Jayme Mashayekh, the mother of one of the girls on the winning team thought this shameful. She posted the story on Facebook, and from there it went viral. Her post included the following sad recrimination:
'Excuse me? What?' What did they do to get disqualified? Did they not pay their dues? Did they not play up a level in competition? Oh, it's because they're GIRLS?!?! So sure enough these 5th grade girls played their hearts out, left it all on the floor and battled their male counterparts only to be told, 'No, I'm sorry you don't count.'
The BBC World News programme The Context invites two guests to sit in on each show and, at the end, turns to them to come up with some curious little story for the day. It was from one such guest that I first heard this story. Now, it’s fashionable to knock the BBC, but I like its journalism, and I feel it takes trouble to check what it broadcasts and apply good standards to its output.
So, I thought this was a wonderful illustration of how, far from achieving the aims of the #metoo campaign, we’re still stuck in #anybodyratherthanus as far as the issues aired on International Women’s day are concerned.
That’s why I thought the story so apt.
But it turns out that things aren’t quite that simple. While the BBC applies professional standards to its journalists, it apparently doesn’t to its guests. There’s more to the tale from Hoover than at first meets the eye.
It seems that the players on the Lady Jag team are carefully selected based on their skill level. The boys’ league is ‘regular’, according to the city authorities. By that I think they mean that teams are open to anyone who is keen to play, and they’ll mix good and weaker players together into teams in a way that avoids getting uniformly strong teams others can’t compete against. The Lady Jags are, by those standards, an ‘elite’ team.
Because they’re a team that’s essentially different from the others, they were told that while they could compete with them, they couldn’t win the trophy even if they won the championship. They knew that all along, the city authorities say. And so does their coach.

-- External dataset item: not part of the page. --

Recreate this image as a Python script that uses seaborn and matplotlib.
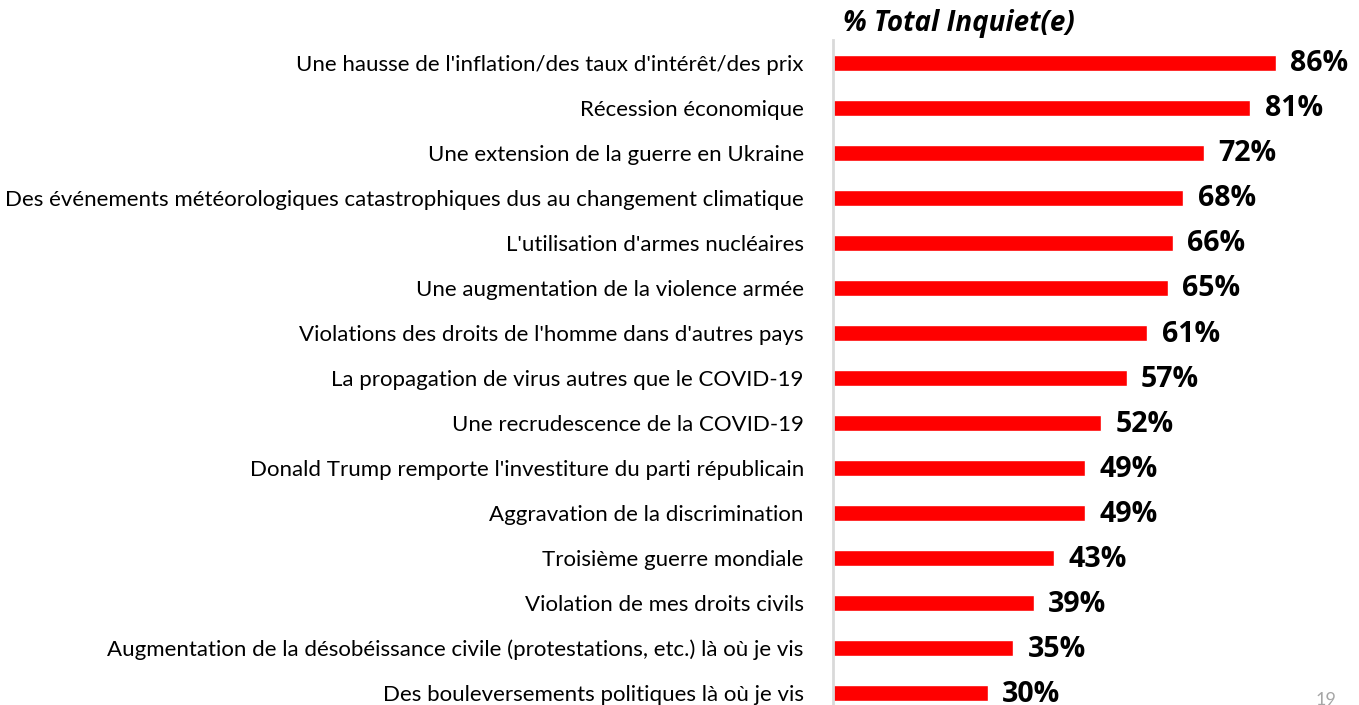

Besides, the Lady Jags weren’t the only team that this happened to. Another elite team, this time of boys, also won a championship game. Again, and for the same reason, they were denied a trophy.
The lousy press that the viral story generated led to the mayor of Hoover inviting the Lady Jags to meet the city council. They declined that perhaps slightly too public honour but accepted an invitation to meet the mayor in his office, so he could present them with a trophy of their own and some winners’ medals.
The Lady Jags honoured. Eventually. By the mayor |
Still, it strikes me as weird that the situation arose at all. It may be that I’m not being sufficiently imaginative, but it seems to me that no team that is, by its very nature, ruled out of winning a tournament should be allowed to take part.
Or, to put it another way, if you’re allowed into a competition, it must be possible for you to win it. If you play well enough.
Apparently, Hoover is wondering whether that might not be a sensible approach and is considering banning elite teams from regular competitions.
At any rate, whatever else, discovering what really lay behind the story gave me a useful lesson. If you want to make something of a story, and pass it on, you have to make sure you know it’s true.
Or, to put it another way, the story is less about one of the great problems of our time, the denial of women’s rights, and a great illustration of another, the danger of spreading fake news.
And with that, I just hope that you’re having, or have already enjoyed, an excellent International Women’s Day.
2 comments:
Thanks-hadn’t heard this but having had daughters who participated in sports can see how this happened. Still, someone needs to get their act together regarding competition
I'd say. And the rest of us - including me - have to be careful about our facts before passing on a story.